An updated clinical practice guideline released by the U.S. Public Health Service on May 7, 2008, identified new medication treatments that are effective for helping people quit smoking. No matter the level of addiction, anyone attempting to quit should consider trying at least one or more of the effective pharmacotherapies. The goal of cessation pharmacotherapy is to alleviate or diminish the symptoms of withdrawal. The more physically comfortable one is, the more likely the smoker will make a serious quit attempt and succeed in permanently quitting. Currently, the FDA-approved, first-line agents for smoking cessation include five nicotine replacement therapy (NRT) products and two non-nicotine medications. All of these medications were found to be effective first-line medications in the guideline’s meta-analyses. There is no question that the odds of a smoker quitting are increased by using a pharmacological treatment.
In addition, multiple combinations of medications were shown to be effective. For the first time, the 2008 guideline update has assessed the relative effectiveness of cessation medications. These comparisons showed that two forms of pharmacotherapy, varenicline (Chantix) used alone and the combination of a long term nicotine patch plus ad lib (i.e., as needed) nicotine nasal spray or gum, produced significantly higher long term quit rates that did the patch by itself. This is “off label” use but now it is definitively medically sanctioned. (I have been encouraging my own clients to use multiple NRT products for years!)
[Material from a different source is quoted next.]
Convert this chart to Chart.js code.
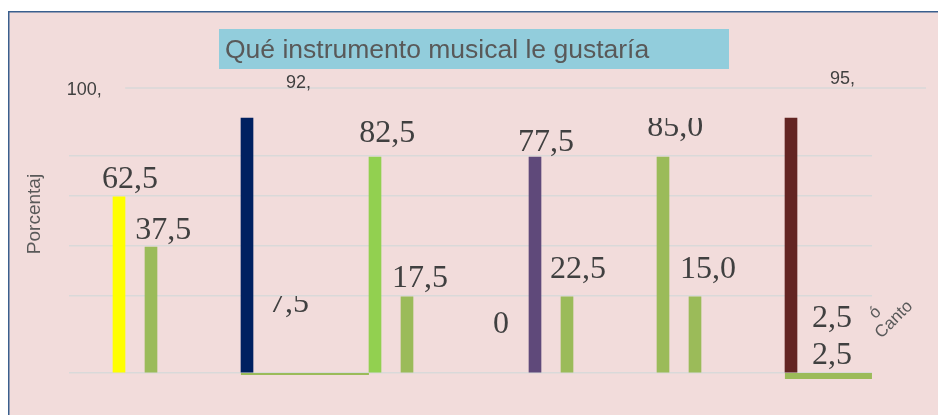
<!DOCTYPE html>
<html><head><meta charset="utf-8">
<script src="https://cdn.jsdelivr.net/npm/chart.js@4.4.0/dist/chart.umd.min.js"></script>
<style>html,body{margin:0;padding:0;background:#fff;overflow:hidden;} #wrap{width:938px;height:415px;}</style>
</head><body><div id="wrap"><canvas id="c" width="938" height="415"></canvas></div>
<script>
// ---- data ----
const chartTitle = 'Qué instrumento musical le gustaría';
const axisTitle = 'Porcentaj';
// bar slots on the horizontal scale and bar heights on the value scale
const barSlots  = [0, 1, 4, 8, 9, 13, 14, 17, 18, 21];
const barValues = [61.8, 44.2, 89.5, 75.8, 26.7, 75.8, 26.7, 75.8, 26.7, 89.5];
// flat (lying) green bars: start slot, end slot, level
const flatStart = [3.81, 20.81];
const flatEnd   = [7.81, 23.53];
const flatValue = [-0.35, -1.05];
// gridline values
const gridValues = [0, 27.0, 44.6, 62.1, 76.1];
const topLineValue = 100;
const topLineSpan = [0.19, 25.22];
// value labels and where they sit (slot, value)
const labelTexts  = ['62,5','37,5','7,5','82,5','17,5','0','77,5','22,5','85,0','15,0','2,5','2,5'];
const labelSlots  = [0.34, 1.38, 5.31, 8.38, 9.41, 11.94, 13.34, 14.34, 17.38, 18.41, 22.28, 22.28];
const labelValues = [64.9, 47.0, 21.4, 81.1, 30.2, 14.0, 77.9, 33.3, 83.2, 33.3, 16.1, 3.2];
const labelClipAt = [null, null, 27.0, null, null, null, null, null, 89.5, null, null, null];
// small truncated labels
const smallTexts  = ['100,', '92,', '95,'];
const smallSlots  = [-1.63, 5.22, 22.22];
const smallValues = [97.5, 100.0, 101.4];
// rotated category labels
const catTexts  = ['ó', 'Canto'];
const catSlots  = [23.63, 23.82];
const catValues = [18.8, 11.9];

// ---- styles ----
const barColors = ['#FFFF00','#9BBB59','#002060','#92D050','#9BBB59','#5F497A','#9BBB59','#9BBB59','#9BBB59','#632523'];
const flatWidths = [2, 6];
const SANS = "'Liberation Sans', Arial, sans-serif";
const SERIF = "'Liberation Serif', 'Times New Roman', serif";

const bgPlugin = {
  id: 'bg',
  beforeDraw(chart) {
    const c = chart.ctx;
    c.save();
    c.fillStyle = '#FFFFFF';
    c.fillRect(0, 0, chart.width, chart.height);
    c.fillStyle = '#F2DCDB';
    c.fillRect(8, 11, chart.width - 8, chart.height - 11);
    c.strokeStyle = '#3A5F8E';
    c.lineWidth = 1.5;
    c.beginPath();
    c.moveTo(8.75, chart.height);
    c.lineTo(8.75, 11.75);
    c.lineTo(chart.width, 11.75);
    c.stroke();
    // title box + title
    c.fillStyle = '#92CDDC';
    c.fillRect(219, 29, 510, 40);
    c.fillStyle = '#595959';
    c.font = '26.5px ' + SANS;
    c.textAlign = 'left';
    c.textBaseline = 'alphabetic';
    c.fillText(chartTitle, 225, 58);
    c.restore();
  }
};

const labelPlugin = {
  id: 'labels',
  afterDatasetsDraw(chart) {
    const c = chart.ctx, xs = chart.scales.x, ys = chart.scales.y;
    c.save();
    c.fillStyle = '#404040';
    c.textAlign = 'center';
    c.textBaseline = 'alphabetic';
    c.font = '32px ' + SERIF;
    labelTexts.forEach((t, i) => {
      c.save();
      if (labelClipAt[i] !== null) {
        const top = ys.getPixelForValue(labelClipAt[i]);
        c.beginPath();
        c.rect(0, top, chart.width, chart.height - top);
        c.clip();
      }
      c.fillText(t, xs.getPixelForValue(labelSlots[i]), ys.getPixelForValue(labelValues[i]));
      c.restore();
    });
    c.font = '18px ' + SANS;
    c.textAlign = 'left';
    smallTexts.forEach((t, i) => {
      c.fillText(t, xs.getPixelForValue(smallSlots[i]), ys.getPixelForValue(smallValues[i]));
    });
    c.fillStyle = '#595959';
    c.font = '17px ' + SANS;
    catTexts.forEach((t, i) => {
      c.save();
      c.translate(xs.getPixelForValue(catSlots[i]), ys.getPixelForValue(catValues[i]));
      c.rotate(-Math.PI / 4);
      c.fillText(t, 0, 0);
      c.restore();
    });
    c.restore();
  }
};

const datasets = [
  {
    type: 'bar',
    data: barSlots.map((s, i) => ({x: s, y: barValues[i]})),
    backgroundColor: barColors,
    borderWidth: 0,
    barThickness: 12,
    order: 3
  },
  ...flatStart.map((s, i) => ({
    type: 'line',
    data: [{x: s, y: flatValue[i]}, {x: flatEnd[i], y: flatValue[i]}],
    borderColor: '#9BBB59',
    borderWidth: flatWidths[i],
    borderCapStyle: 'butt',
    pointRadius: 0,
    clip: false,
    order: 1
  })),
  {
    type: 'line',
    data: topLineSpan.map(x => ({x: x, y: topLineValue})),
    borderColor: '#D9D9D9',
    borderWidth: 1.5,
    pointRadius: 0,
    clip: false,
    order: 2
  }
];

new Chart(document.getElementById('c'), {
  type: 'bar',
  data: {datasets},
  options: {
    responsive: false,
    animation: false,
    devicePixelRatio: 1,
    layout: {padding: {left: 8, top: 55, right: 66, bottom: 42}},
    plugins: {legend: {display: false}, tooltip: {enabled: false}, title: {display: false}},
    scales: {
      x: {type: 'linear', min: -1.5625, max: 23.53125, offset: false, display: false},
      y: {
        min: 0, max: 111.6,
        afterBuildTicks: s => { s.ticks = gridValues.map(v => ({value: v})); },
        ticks: {display: false},
        grid: {color: '#D9D9D9', lineWidth: 1.5, drawTicks: false},
        border: {display: false},
        title: {
          display: true, text: axisTitle, color: '#595959',
          font: {family: SANS, size: 19, lineHeight: 1.2},
          padding: {top: 15.6, bottom: 22.6}
        }
      }
    }
  },
  plugins: [bgPlugin, labelPlugin]
});
</script>
</body></html>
There are five nicotine replacement therapy (NRT) products on the market the United States. The nicotine gum first appeared in 1984 and the nicotine patch was made available in 1994. Between 1995 and 1996 both became available without prescription. This resulted in the largest increase in smoking cessation since the 1964 Surgeon General’s report on smoking. Two NRT products are still only attainable through prescription. The Nicotrol Nasal Spray appeared in 1996 and the Nicotrol Inhaler in 1998. The final NRT product to materialize, obtainable without prescription, is the nicotine lozenge which has been on the market since 2002.